According to Parker and Smith (2010), grand theories have the widest scope and present common concepts and propositions for nursing practice, implying that these theories may reflect and avail insights useful for practice but are not in any way intended for empirical testing or research verification. Consequently, as postulated by these authors, the use of grand theories and models is predominantly limited to directing, explaining, and forecasting nursing practice in specific practice environments. In contrast, middle-range theories are not only expansive enough to be employed in complex contexts but can be exposed to rigorous empirical testing or research verification (Parker & Smith, 2010).

Drawing from this description, it is evident that grand and middle-range theories can be successfully employed in practice settings to solve complex situations or phenomena; however, middle-range theories are more focused in scope than grand theories and appropriate for empirical testing by researchers, not mentioning that they provide an effective conduit between grand theories and nursing practice (Parker & Smith, 2010).
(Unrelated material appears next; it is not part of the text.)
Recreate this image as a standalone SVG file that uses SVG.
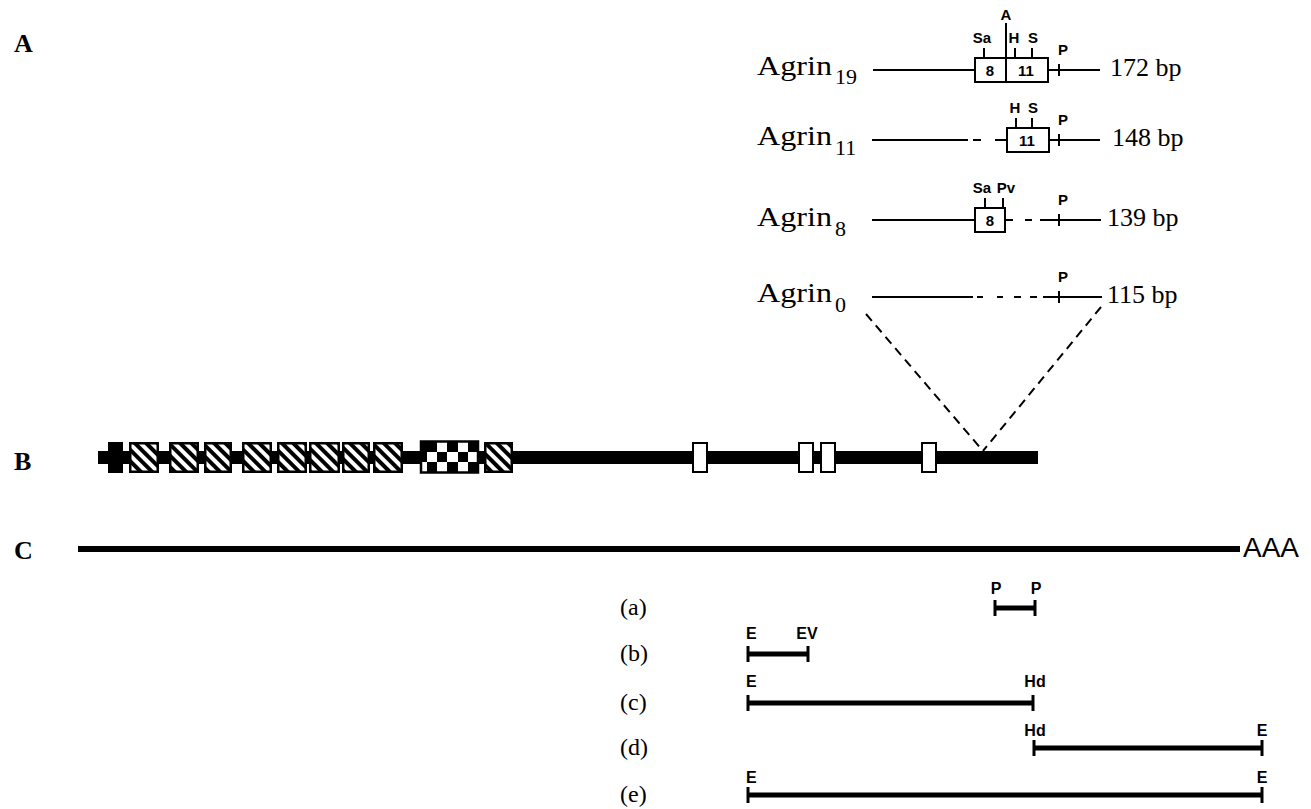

For example, Dorothea Orem’s Self-care Deficit Model is a classic grand theory in that it presents a broad scope of three interrelated theories (theory of self-care, theory of self-care deficit, and theory of nursing systems) to explain why and how individuals care for themselves. However, these nursing theories are merely common concepts and propositions for nursing practice that can be used to solve complex situations irrespective of the fact that it may be difficult to empirically test them (Fiorczak, Poradzisz, & Hampson, 2012).

In contrast, Rosemary Parse’s Humanbecoming Model is a classic middle-level theory that is focused in scope (uses themes of meaning, rhythmicity, and transcendence) and can be empirically tested to measure or assess how nursing professionals become truly present with others through focused attentiveness and immersion (Duteau, 2013).
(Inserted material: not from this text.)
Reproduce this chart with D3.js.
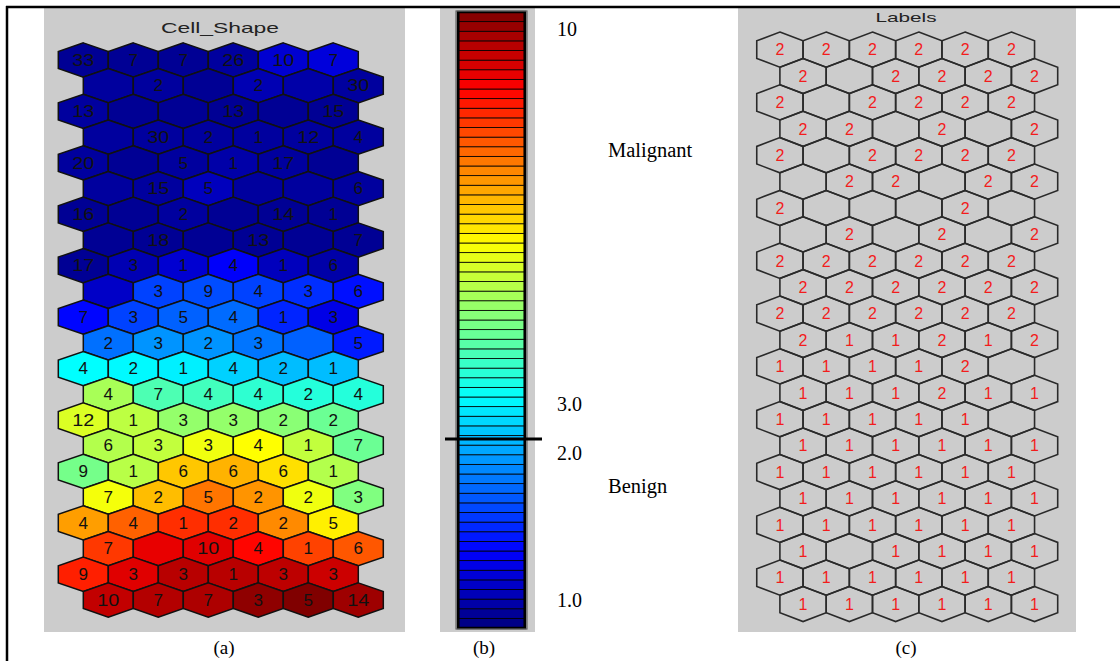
<!DOCTYPE html>
<html><head><meta charset="utf-8">
<script src="https://cdn.jsdelivr.net/npm/d3@7"></script>
<style>html,body{margin:0;padding:0;background:#fff;}svg{display:block;}</style>
</head><body>
<svg id="chart" width="1120" height="661"></svg>
<script>
// ---------- DATA ----------
// Panel (a) "Cell_Shape": colour level of each SOM unit (0..1 position in the jet colormap), 22 rows x 6 columns
const shapeLevels = [
  [0.02,0.02,0.02,0.03,0.08,0.09],
  [0.03,0.03,0.02,0.05,0.04,0.03],
  [0.03,0.02,0.02,0.02,0.02,0.02],
  [0.03,0.03,0.03,0.03,0.03,0.03],
  [0.03,0.02,0.03,0.04,0.03,0.02],
  [0.03,0.03,0.06,0.03,0.03,0.03],
  [0.02,0.02,0.03,0.02,0.02,0.02],
  [0.02,0.02,0.02,0.02,0.02,0.02],
  [0.02,0.05,0.08,0.12,0.06,0.04],
  [0.07,0.19,0.20,0.19,0.17,0.14],
  [0.13,0.19,0.22,0.23,0.16,0.10],
  [0.235,0.27,0.27,0.24,0.22,0.15],
  [0.375,0.37,0.36,0.33,0.31,0.31],
  [0.54,0.45,0.44,0.42,0.41,0.41],
  [0.59,0.56,0.52,0.52,0.51,0.48],
  [0.55,0.565,0.61,0.625,0.565,0.48],
  [0.49,0.555,0.68,0.70,0.655,0.55],
  [0.615,0.69,0.76,0.73,0.61,0.50],
  [0.72,0.78,0.83,0.83,0.74,0.64],
  [0.82,0.8975,0.905,0.87,0.81,0.79],
  [0.845,0.905,0.945,0.945,0.94,0.925],
  [0.935,0.95,0.955,0.985,1.0,0.97]
];
// Panel (a): hit counts shown in each unit ("" = none)
const shapeHits = [
  ["33","7","7","26","10","7"],
  ["","2","","2","","30"],
  ["13","","","13","","15"],
  ["","30","2","1","12","4"],
  ["20","","5","1","17",""],
  ["","15","5","","","6"],
  ["16","","2","","14","1"],
  ["","18","","13","","7"],
  ["17","3","1","4","1","6"],
  ["","3","9","4","3","6"],
  ["7","3","5","4","1","3"],
  ["2","3","2","3","","5"],
  ["4","2","1","4","2","1"],
  ["4","7","4","4","2","4"],
  ["12","1","3","3","2","2"],
  ["6","3","3","4","1","7"],
  ["9","1","6","6","6","1"],
  ["7","2","5","2","2","3"],
  ["4","4","1","2","2","5"],
  ["7","","10","4","1","6"],
  ["9","3","3","1","3","3"],
  ["10","7","7","3","5","14"]
];
// Panel (c) "Labels": class label of each unit (1 = benign, 2 = malignant, "" = empty)
const classLabels = [
  ["2","2","2","2","2","2"],
  ["2","","2","2","2","2"],
  ["2","","2","2","2","2"],
  ["2","2","","2","","2"],
  ["2","","2","2","2","2"],
  ["","2","2","","2","2"],
  ["2","","","","2",""],
  ["","2","","2","","2"],
  ["2","2","2","2","2","2"],
  ["2","2","2","2","2","2"],
  ["2","2","2","2","2","2"],
  ["2","1","1","2","1","2"],
  ["1","1","1","1","2",""],
  ["1","1","1","2","1","1"],
  ["1","1","1","1","1",""],
  ["1","1","1","1","1","1"],
  ["1","1","1","1","1","1"],
  ["1","1","1","1","1","1"],
  ["1","1","1","1","1","1"],
  ["1","","1","1","1","1"],
  ["1","1","1","1","1","1"],
  ["1","1","1","1","1","1"]
];
// Panel (b) colour bar
const colorBands = 64;
const barTickLabels = ["10","3.0","2.0","1.0"];
const barTickLevels = [0.972, 0.364, 0.284, 0.045];
const thresholdLevel = 0.307;
const classNames = ["Malignant","Benign"];
const classNameLevels = [0.776, 0.2305];
const titles = ["Cell_Shape","Labels"];
const captions = ["(a)","(b)","(c)"];

// ---------- HELPERS ----------
function jet(t){
  const c = v => Math.max(0, Math.min(1, v));
  const r = c(1.5 - Math.abs(4*t - 3)), g = c(1.5 - Math.abs(4*t - 2)), b = c(1.5 - Math.abs(4*t - 1));
  return d3.rgb(r*255, g*255, b*255).formatHex();
}
function hexPath(w, h){
  const pts = [[0,-h/2],[w/2,-h/4],[w/2,h/4],[0,h/2],[-w/2,h/4],[-w/2,-h/4]];
  return d3.line()(pts) + "Z";
}
function cellsOf(grid){
  const out = [];
  grid.forEach((row, r) => row.forEach((v, c) => out.push({r, c, v})));
  return out;
}

const svg = d3.select("#chart");
const nRows = shapeLevels.length;

// ---------- PANEL (a) ----------
svg.append("rect").attr("x",44).attr("y",8).attr("width",361).attr("height",624).attr("fill","#cccccc");
const xa = d3.scaleLinear().domain([0,1]).range([83.3,133.3]);
const ya = d3.scaleLinear().domain([0,nRows-1]).range([60,600]);
const wa = xa(1)-xa(0), ha = (ya(1)-ya(0))*4/3;
const pathA = hexPath(wa, ha);
const ga = svg.append("g");
const aCells = cellsOf(shapeLevels).map(d => ({...d, hit: shapeHits[d.r][d.c]}));
const gaCell = ga.selectAll("g").data(aCells).join("g")
  .attr("transform", d => `translate(${xa(d.c + 0.5*(d.r%2))},${ya(d.r)})`);
gaCell.append("path").attr("d", pathA).attr("fill", d => jet(d.v))
  .attr("stroke","#111").attr("stroke-width",1.5).attr("stroke-linejoin","miter");
gaCell.filter(d => d.hit !== "").append("text")
  .attr("text-anchor","middle").attr("dy","0.36em")
  .attr("font-family","Liberation Sans, Arial, sans-serif").attr("font-size",16)
  .attr("fill","#111")
  .attr("textLength", d => d.hit.length*9.5 + (d.hit.length-1)*3)
  .attr("lengthAdjust","spacingAndGlyphs")
  .text(d => d.hit);
svg.append("text").attr("x",220).attr("y",33).attr("text-anchor","middle")
  .attr("font-family","Liberation Sans, Arial, sans-serif").attr("font-size",15)
  .attr("fill","#222").attr("textLength",118).attr("lengthAdjust","spacingAndGlyphs")
  .text(titles[0]);

// ---------- PANEL (b) ----------
svg.append("rect").attr("x",440).attr("y",8).attr("width",95).attr("height",624).attr("fill","#cccccc");
const yb = d3.scaleLinear().domain([0,1]).range([628,12]);
const bandH = (yb(0)-yb(1))/colorBands;
const bands = d3.range(colorBands);
svg.append("g").selectAll("rect").data(bands).join("rect")
  .attr("x",459).attr("width",65)
  .attr("y", i => yb((i+1)/colorBands)).attr("height", bandH)
  .attr("fill", i => jet((i+0.5)/colorBands))
  .attr("stroke","#000").attr("stroke-width",0.8);
svg.append("rect").attr("x",458).attr("y",yb(1)).attr("width",67).attr("height",yb(0)-yb(1))
  .attr("fill","none").attr("stroke","#000").attr("stroke-width",2.5);
svg.append("rect").attr("x",456).attr("y",yb(1)-1).attr("width",71).attr("height",yb(0)-yb(1)+2)
  .attr("fill","none").attr("stroke","#666").attr("stroke-width",1.2);
svg.append("line").attr("x1",445).attr("x2",542).attr("y1",yb(thresholdLevel)).attr("y2",yb(thresholdLevel))
  .attr("stroke","#000").attr("stroke-width",3);
svg.append("g").selectAll("text").data(barTickLabels).join("text")
  .attr("x",557).attr("y",(d,i) => yb(barTickLevels[i])).attr("dy","0.35em")
  .attr("font-family","Liberation Serif, Times New Roman, serif").attr("font-size",20)
  .attr("fill","#000").text(d => d);
svg.append("g").selectAll("text").data(classNames).join("text")
  .attr("x",608).attr("y",(d,i) => yb(classNameLevels[i])).attr("dy","0.35em")
  .attr("font-family","Liberation Serif, Times New Roman, serif").attr("font-size",20.5)
  .attr("fill","#000").text(d => d);

// ---------- PANEL (c) ----------
svg.append("rect").attr("x",738).attr("y",8).attr("width",338).attr("height",624).attr("fill","#cccccc");
const xc = d3.scaleLinear().domain([0,1]).range([779.9,826.2]);
const yc = d3.scaleLinear().domain([0,nRows-1]).range([49.6,604]);
const wc = xc(1)-xc(0), hc = (yc(1)-yc(0))*4/3;
const pathC = hexPath(wc, hc);
const gcCell = svg.append("g").selectAll("g").data(cellsOf(classLabels)).join("g")
  .attr("transform", d => `translate(${xc(d.c + 0.5*(d.r%2))},${yc(d.r)})`);
gcCell.append("path").attr("d", pathC).attr("fill","none")
  .attr("stroke","#2a2a2a").attr("stroke-width",1.6);
gcCell.filter(d => d.v !== "").append("text")
  .attr("text-anchor","middle").attr("dy","0.36em")
  .attr("font-family","Liberation Sans, Arial, sans-serif").attr("font-size",16)
  .attr("fill","#f21c1c").text(d => d.v);
svg.append("text").attr("x",906).attr("y",22).attr("text-anchor","middle")
  .attr("font-family","Liberation Sans, Arial, sans-serif").attr("font-size",13)
  .attr("fill","#222").attr("textLength",61).attr("lengthAdjust","spacingAndGlyphs")
  .text(titles[1]);

// ---------- CAPTIONS & FRAME ----------
const capX = [224, 484, 906];
svg.append("g").selectAll("text").data(captions).join("text")
  .attr("x",(d,i) => capX[i]).attr("y",654).attr("text-anchor","middle")
  .attr("font-family","Liberation Serif, Times New Roman, serif").attr("font-size",19)
  .attr("fill","#000").text(d => d);
svg.append("line").attr("x1",6).attr("x2",1120).attr("y1",7).attr("y2",7).attr("stroke","#000").attr("stroke-width",2.5);
svg.append("line").attr("x1",7).attr("x2",7).attr("y1",6).attr("y2",661).attr("stroke","#000").attr("stroke-width",2.5);
</script>
</body></html>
Additionally, while grand theories are known to present conceptual models and propositions at an extremely higher level of abstraction, middle-range theories avail conceptual models and propositions at a lower level of abstraction and hence hold immense promise for enhancing theory-based research as well as nursing practice strategies (Parker & Smith, 2010). For example, Orem’s Self-Care Deficit Model is highly abstracted in using the concept of energy domains to explain how individuals and the environment operate as a unitary unit (Fiorczak et al., 2012). In contrast, Parse’s Humanbecoming Model is straightforward in its attempt to demonstrate how rhythmicity, for example, helps individuals to develop patterns in life and how these patterns influence personal meanings and values (Duteau, 2013).
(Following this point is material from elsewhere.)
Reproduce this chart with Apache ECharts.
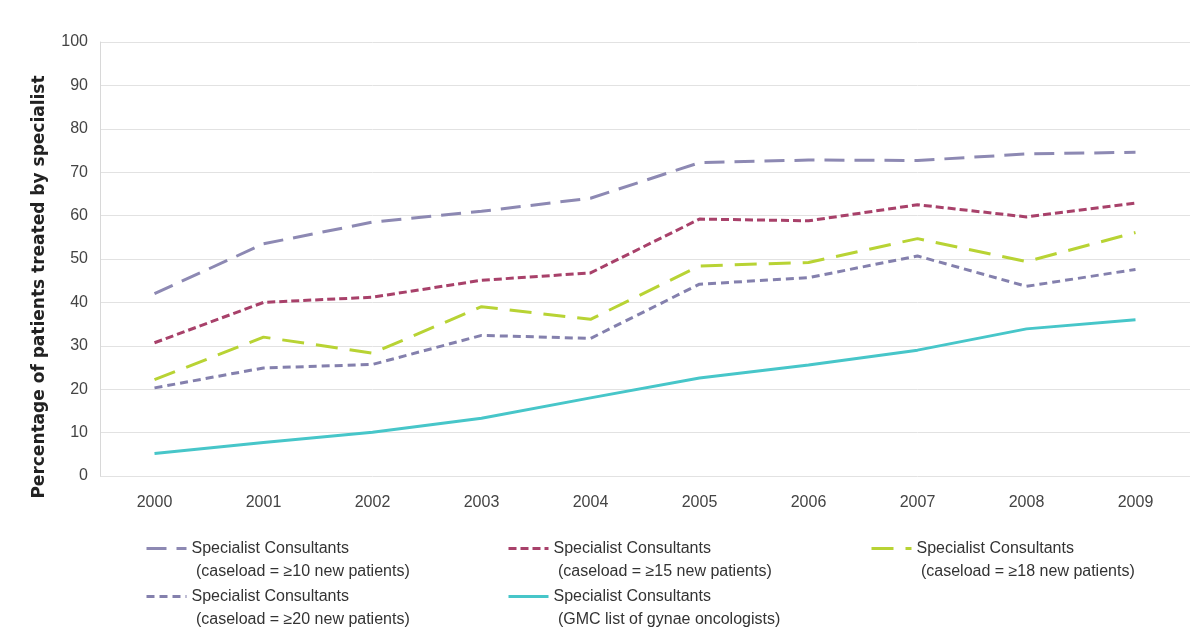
<!DOCTYPE html>
<html><head><meta charset="utf-8">
<script src="https://cdn.jsdelivr.net/npm/echarts@6/dist/echarts.min.js"></script>
<style>html,body{margin:0;padding:0;background:#fff}#c{width:1190px;height:629px}</style>
</head><body><div id="c"></div>
<script>
const years = ['2000','2001','2002','2003','2004','2005','2006','2007','2008','2009'];
const yTicks = [0,10,20,30,40,50,60,70,80,90,100];
const s10 = [42.0, 53.5, 58.5, 61.0, 64.0, 72.2, 72.8, 72.7, 74.2, 74.6];
const s15 = [30.7, 40.0, 41.2, 45.1, 46.8, 59.2, 58.8, 62.5, 59.7, 62.9];
const s18 = [22.2, 32.0, 28.3, 39.0, 36.1, 48.4, 49.2, 54.7, 49.4, 56.1];
const s20 = [20.3, 24.9, 25.7, 32.4, 31.7, 44.2, 45.7, 50.7, 43.7, 47.6];
const sGMC = [5.2, 7.7, 10.1, 13.3, 18.0, 22.6, 25.6, 29.0, 33.9, 36.0];
const names = [
  'Specialist Consultants\n (caseload = \u226510 new patients)',
  'Specialist Consultants\n (caseload = \u226515 new patients)',
  'Specialist Consultants\n (caseload = \u226518 new patients)',
  'Specialist Consultants\n (caseload = \u226520 new patients)',
  'Specialist Consultants\n (GMC list of gynae oncologists)'
];
const seriesData = [s10, s15, s18, s20, sGMC];
const colors = ['#8d89b3', '#a8416a', '#b8d334', '#8480ad', '#47c6c9'];
const dashes = [[20,10], [8,4], [22,12], [8,5], 'solid'];
const legendPos = [[140,509],[502,509],[865,509],[140,557],[502,557]];

const chart = echarts.init(document.getElementById('c'), null, {renderer:'canvas'});
const legFont = {fontFamily:'Liberation Sans', fontSize:16, color:'#333', lineHeight:23};
chart.setOption({
  animation:false,
  grid:{left:100, right:-2, top:42, bottom:153},
  legend: names.map((n,i)=>({
    data:[n], left:legendPos[i][0], top:legendPos[i][1], itemWidth:40, itemHeight:14,
    textStyle:legFont, orient:'horizontal', formatter: s => ' \n' + s,
    itemStyle:{opacity:0}, lineStyle:{width:3}
  })),
  xAxis:{
    type:'category', data:years, boundaryGap:true,
    axisLine:{show:false}, axisTick:{show:false},
    axisLabel:{fontFamily:'Liberation Sans', fontSize:16, color:'#444', margin:19}
  },
  yAxis:{
    type:'value', min:0, max:100, interval:10,
    name:'Percentage of patients treated by specialist', nameLocation:'middle', nameGap:52,
    nameTextStyle:{fontFamily:'DejaVu Sans', fontWeight:'bold', fontSize:17, color:'#222', padding:[0,56,0,0]},
    axisLine:{show:true, lineStyle:{color:'#d8d8d8', width:1}}, axisTick:{show:false},
    splitLine:{lineStyle:{color:'#e2e2e2', width:1}},
    axisLabel:{fontFamily:'Liberation Sans', fontSize:16, color:'#444', margin:12,
      formatter:v=>yTicks.includes(v)?String(v):''}
  },
  series: seriesData.map((d,i)=>({
    name:names[i], type:'line', data:d, symbol:'none', smooth:false,
    lineStyle:{color:colors[i], width:3, type:dashes[i]},
    itemStyle:{color:colors[i]}
  }))
});
</script></body></html>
Lastly, while most grand theories contain elements that cannot be readily operationalized and applied to many practice settings, middle-level theories are readily operationalized and can be applied to a multiplicity of practice settings to achieve important care and treatment outcomes for patients (Peterson & Bredow, 2013). This particular difference is informed by the high abstraction levels that characterize grand theories as opposed to the lower abstraction levels typifying middle-level theories.


Duteau, J. (2013). Improving the uptake of independent dialysis using the human being theoretical approach. Seminars in Dialysis, 26(2), 180-183.

Fiorczak, K., Poradzisz, M., & Hampson, S. (2012). Nursing in a complex world: A case for grand theory. Nursing Science Quarterly, 25(4), 307-312.

Parker, M., & Smith, M.C. (2010). Nursing theories and nursing practices (3rd ed.). Philadelphia, PA: F.A. Davis.

Peterson, S.J., & Bredow, T.S. (2013). Middle range theories: Application to nursing research (3rd. ed). Philadelphia, PA: Lippincott Williams & Wilkins.